I feel like the GRE is haunting me. I really want to go dress shopping but I feel like I can't do anything about my wedding until I know I have the GRE taken care of. Bad part is I can't even take the test again until 30 days after the last test was taken. So, I am sitting here looking at the calendar trying to find a good Saturday to make a dress appointment and can't without thinking about what day I have to set aside for the GRE...plus studying for the stupid test. I am stressing over time. I feel like my time is ticking away to have my GRE scores into admissions dept. and to have my dress ordered. Really wish I made a higher score.

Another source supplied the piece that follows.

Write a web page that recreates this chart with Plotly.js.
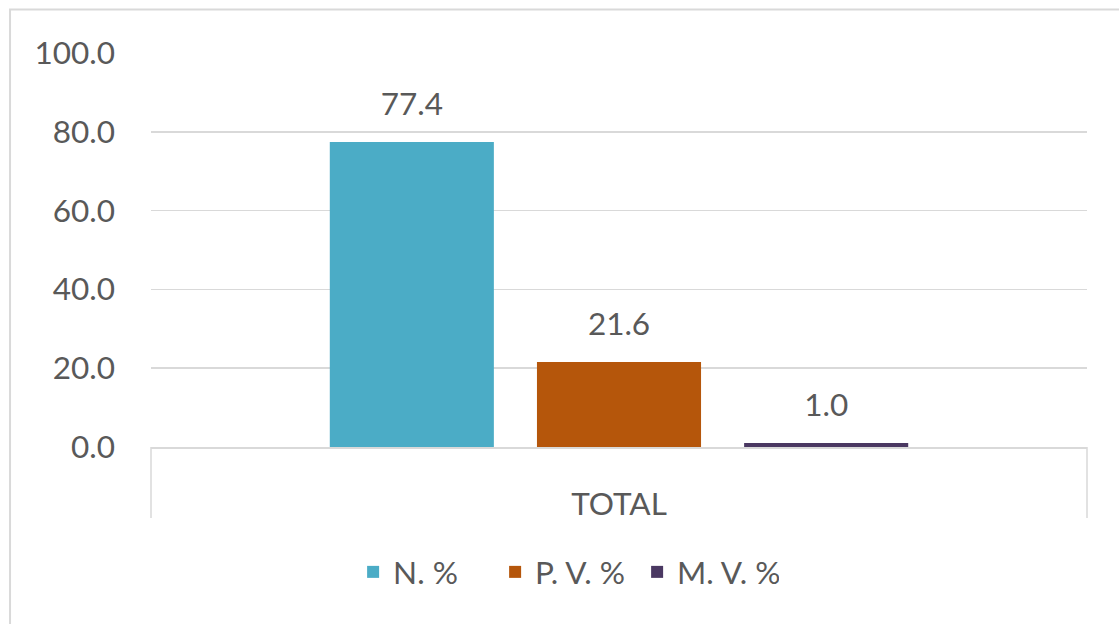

I am not a big fan of the GRE or the way graduate admissions work. It's not because I don't like tests. I think that to get into graduate school you should have to be tested on your undergraduate degree studies. For instance, I should have to take a test on Early Childhood studies to get into to the Early Childhood Graduate program. I have already taken a test similar to the GRE called the General Knowledge exam. Seriously, the same exam just a bit harder. I had to take that to begin my five year program. I just think gradutate admissions should be worried about my knowledge in my field of study and not my general knowledge times two.
Sorry this is so long and more about student life. I really needed to vent. Thanks in advance for being there!